┌─ PROVIDED MATERIAL

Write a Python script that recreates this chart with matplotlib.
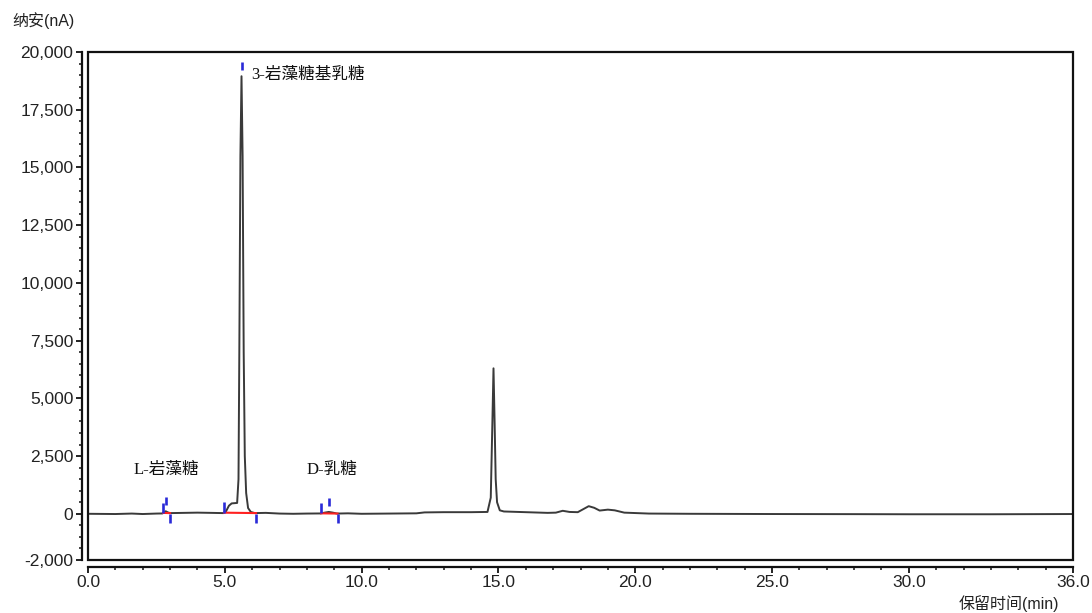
import numpy as np
import matplotlib.pyplot as plt
from matplotlib.patches import Rectangle
from matplotlib.ticker import FixedLocator, MultipleLocator, FuncFormatter

plt.rcParams['font.family'] = ['Liberation Sans', 'Noto Sans CJK SC']

# detector trace: retention time (min) / signal (nA)
time_min = [0.0, 1.0, 1.6, 2.0, 2.5, 2.72, 2.78, 2.84, 2.92, 3.0, 3.5, 4.0, 4.5,
            4.95, 5.05, 5.15, 5.25, 5.45, 5.50, 5.53, 5.57, 5.61, 5.65, 5.69,
            5.73, 5.78, 5.85, 5.95, 6.1, 6.5, 7.0, 7.5, 8.0, 8.5, 8.65, 8.8,
            8.95, 9.1, 9.5, 10.0, 11.0, 12.0, 12.3, 13.0, 14.0, 14.6, 14.72,
            14.78, 14.82, 14.86, 14.9, 14.95, 15.05, 15.2, 16.0, 16.8, 17.1,
            17.35, 17.6, 17.9, 18.1, 18.3, 18.5, 18.7, 19.0, 19.25, 19.6, 20.5,
            22.0, 25.0, 28.0, 30.0, 33.0, 36.0]
signal_na = [0, -10, 10, -10, 10, 15, 60, 110, 60, 30, 40, 50, 40,
             30, 120, 350, 450, 470, 1500, 7000, 15500, 18950, 15500, 7000,
             2500, 900, 250, 80, 30, 40, 10, 0, 10, 15, 50, 80,
             50, 10, 20, 0, 10, 20, 60, 70, 70, 80, 700,
             4000, 6300, 4000, 1500, 500, 150, 100, 70, 40, 50,
             130, 80, 70, 200, 330, 260, 140, 180, 150, 50, 10,
             0, -10, -15, -20, -20, -10]

# integrated peaks
peak_names = ['L-岩藻糖', '3-岩藻糖基乳糖', 'D-乳糖']
peak_start = [2.75, 4.97, 8.52]
peak_apex = [2.84, 5.61, 8.82]
peak_end = [3.0, 6.14, 9.12]
peak_height = [110, 18950, 80]
label_pos = [(2.85, 1900), (5.98, 19000), (8.92, 1900)]
label_ha = ['center', 'left', 'center']

fig = plt.figure(figsize=(10.92, 6.13), dpi=100)
ax = fig.add_axes([0.0806, 0.0865, 0.902, 0.8287])

ax.plot(time_min, signal_na, color='#3a3a3a', lw=1.4, zorder=3)

blue = '#2a2ad8'
t = np.array(time_min)
s = np.array(signal_na)
for i in range(len(peak_names)):
    y0 = np.interp(peak_start[i], t, s)
    y1 = np.interp(peak_end[i], t, s)
    ax.plot([peak_start[i], peak_end[i]], [y0, y1], color='#ff2020', lw=1.5, zorder=4)
    ax.vlines(peak_start[i], y0, y0 + 450, color=blue, lw=1.9, zorder=5)
    ax.vlines(peak_apex[i], peak_height[i] + 250, peak_height[i] + 600, color=blue, lw=1.9, zorder=5)
    ax.vlines(peak_end[i], y1 - 420, y1 - 30, color=blue, lw=1.9, zorder=5)
    ax.text(label_pos[i][0], label_pos[i][1], peak_names[i], ha=label_ha[i], va='center',
            fontsize=12, family=['Liberation Serif', 'Noto Sans CJK SC'], color='#111111')

ax.set_xlim(0, 36)
ax.set_ylim(-2000, 20000)

ax.xaxis.set_major_locator(FixedLocator([0, 5, 10, 15, 20, 25, 30, 36]))
ax.xaxis.set_minor_locator(MultipleLocator(1))
ax.xaxis.set_major_formatter(FuncFormatter(lambda v, p: f'{v:.1f}'))
ax.yaxis.set_major_locator(FixedLocator([-2000, 0, 2500, 5000, 7500, 10000, 12500, 15000, 17500, 20000]))
ax.yaxis.set_minor_locator(MultipleLocator(500))
ax.yaxis.set_major_formatter(FuncFormatter(lambda v, p: f'{int(v):,}'))

for side in ['top', 'right']:
    ax.spines[side].set_visible(False)
ax.spines['left'].set_position(('outward', 4.5))
ax.spines['bottom'].set_position(('outward', 5))
for side in ['left', 'bottom']:
    ax.spines[side].set_linewidth(1.6)
    ax.spines[side].set_color('#111111')

# plot frame
ax.add_patch(Rectangle((0, 0), 1, 1, transform=ax.transAxes, fill=False,
                       lw=1.6, edgecolor='#111111', clip_on=False, zorder=6))

ax.tick_params(which='major', length=4, width=1.3, labelsize=12.5, pad=2, colors='#111111')
ax.tick_params(which='minor', length=2.5, width=1.1, colors='#111111')
ax.tick_params(axis='x', labelcolor='#222222')
ax.tick_params(axis='y', labelcolor='#222222')

fig.text(0.011, 0.967, '纳安(nA)', fontsize=11.5, ha='left', va='center', color='#222222')
fig.text(0.97, 0.016, '保留时间(min)', fontsize=11.5, ha='right', va='center', color='#222222')

fig.savefig('out.png', dpi=100)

└─

#### EXERCISE AIM:
Quote the data exactly, leaving every image out of the copy.

#### TASK SOLUTION:
Write a Python script that recreates this chart with matplotlib.
import numpy as np
import matplotlib.pyplot as plt
from matplotlib.patches import Rectangle
from matplotlib.ticker import FixedLocator, MultipleLocator, FuncFormatter

plt.rcParams['font.family'] = ['Liberation Sans', 'Noto Sans CJK SC']

# detector trace: retention time (min) / signal (nA)
time_min = [0.0, 1.0, 1.6, 2.0, 2.5, 2.72, 2.78, 2.84, 2.92, 3.0, 3.5, 4.0, 4.5,
            4.95, 5.05, 5.15, 5.25, 5.45, 5.50, 5.53, 5.57, 5.61, 5.65, 5.69,
            5.73, 5.78, 5.85, 5.95, 6.1, 6.5, 7.0, 7.5, 8.0, 8.5, 8.65, 8.8,
            8.95, 9.1, 9.5, 10.0, 11.0, 12.0, 12.3, 13.0, 14.0, 14.6, 14.72,
            14.78, 14.82, 14.86, 14.9, 14.95, 15.05, 15.2, 16.0, 16.8, 17.1,
            17.35, 17.6, 17.9, 18.1, 18.3, 18.5, 18.7, 19.0, 19.25, 19.6, 20.5,
            22.0, 25.0, 28.0, 30.0, 33.0, 36.0]
signal_na = [0, -10, 10, -10, 10, 15, 60, 110, 60, 30, 40, 50, 40,
             30, 120, 350, 450, 470, 1500, 7000, 15500, 18950, 15500, 7000,
             2500, 900, 250, 80, 30, 40, 10, 0, 10, 15, 50, 80,
             50, 10, 20, 0, 10, 20, 60, 70, 70, 80, 700,
             4000, 6300, 4000, 1500, 500, 150, 100, 70, 40, 50,
             130, 80, 70, 200, 330, 260, 140, 180, 150, 50, 10,
             0, -10, -15, -20, -20, -10]

# integrated peaks
peak_names = ['L-岩藻糖', '3-岩藻糖基乳糖', 'D-乳糖']
peak_start = [2.75, 4.97, 8.52]
peak_apex = [2.84, 5.61, 8.82]
peak_end = [3.0, 6.14, 9.12]
peak_height = [110, 18950, 80]
label_pos = [(2.85, 1900), (5.98, 19000), (8.92, 1900)]
label_ha = ['center', 'left', 'center']

fig = plt.figure(figsize=(10.92, 6.13), dpi=100)
ax = fig.add_axes([0.0806, 0.0865, 0.902, 0.8287])

ax.plot(time_min, signal_na, color='#3a3a3a', lw=1.4, zorder=3)

blue = '#2a2ad8'
t = np.array(time_min)
s = np.array(signal_na)
for i in range(len(peak_names)):
    y0 = np.interp(peak_start[i], t, s)
    y1 = np.interp(peak_end[i], t, s)
    ax.plot([peak_start[i], peak_end[i]], [y0, y1], color='#ff2020', lw=1.5, zorder=4)
    ax.vlines(peak_start[i], y0, y0 + 450, color=blue, lw=1.9, zorder=5)
    ax.vlines(peak_apex[i], peak_height[i] + 250, peak_height[i] + 600, color=blue, lw=1.9, zorder=5)
    ax.vlines(peak_end[i], y1 - 420, y1 - 30, color=blue, lw=1.9, zorder=5)
    ax.text(label_pos[i][0], label_pos[i][1], peak_names[i], ha=label_ha[i], va='center',
            fontsize=12, family=['Liberation Serif', 'Noto Sans CJK SC'], color='#111111')

ax.set_xlim(0, 36)
ax.set_ylim(-2000, 20000)

ax.xaxis.set_major_locator(FixedLocator([0, 5, 10, 15, 20, 25, 30, 36]))
ax.xaxis.set_minor_locator(MultipleLocator(1))
ax.xaxis.set_major_formatter(FuncFormatter(lambda v, p: f'{v:.1f}'))
ax.yaxis.set_major_locator(FixedLocator([-2000, 0, 2500, 5000, 7500, 10000, 12500, 15000, 17500, 20000]))
ax.yaxis.set_minor_locator(MultipleLocator(500))
ax.yaxis.set_major_formatter(FuncFormatter(lambda v, p: f'{int(v):,}'))

for side in ['top', 'right']:
    ax.spines[side].set_visible(False)
ax.spines['left'].set_position(('outward', 4.5))
ax.spines['bottom'].set_position(('outward', 5))
for side in ['left', 'bottom']:
    ax.spines[side].set_linewidth(1.6)
    ax.spines[side].set_color('#111111')

# plot frame
ax.add_patch(Rectangle((0, 0), 1, 1, transform=ax.transAxes, fill=False,
                       lw=1.6, edgecolor='#111111', clip_on=False, zorder=6))

ax.tick_params(which='major', length=4, width=1.3, labelsize=12.5, pad=2, colors='#111111')
ax.tick_params(which='minor', length=2.5, width=1.1, colors='#111111')
ax.tick_params(axis='x', labelcolor='#222222')
ax.tick_params(axis='y', labelcolor='#222222')

fig.text(0.011, 0.967, '纳安(nA)', fontsize=11.5, ha='left', va='center', color='#222222')
fig.text(0.97, 0.016, '保留时间(min)', fontsize=11.5, ha='right', va='center', color='#222222')

fig.savefig('out.png', dpi=100)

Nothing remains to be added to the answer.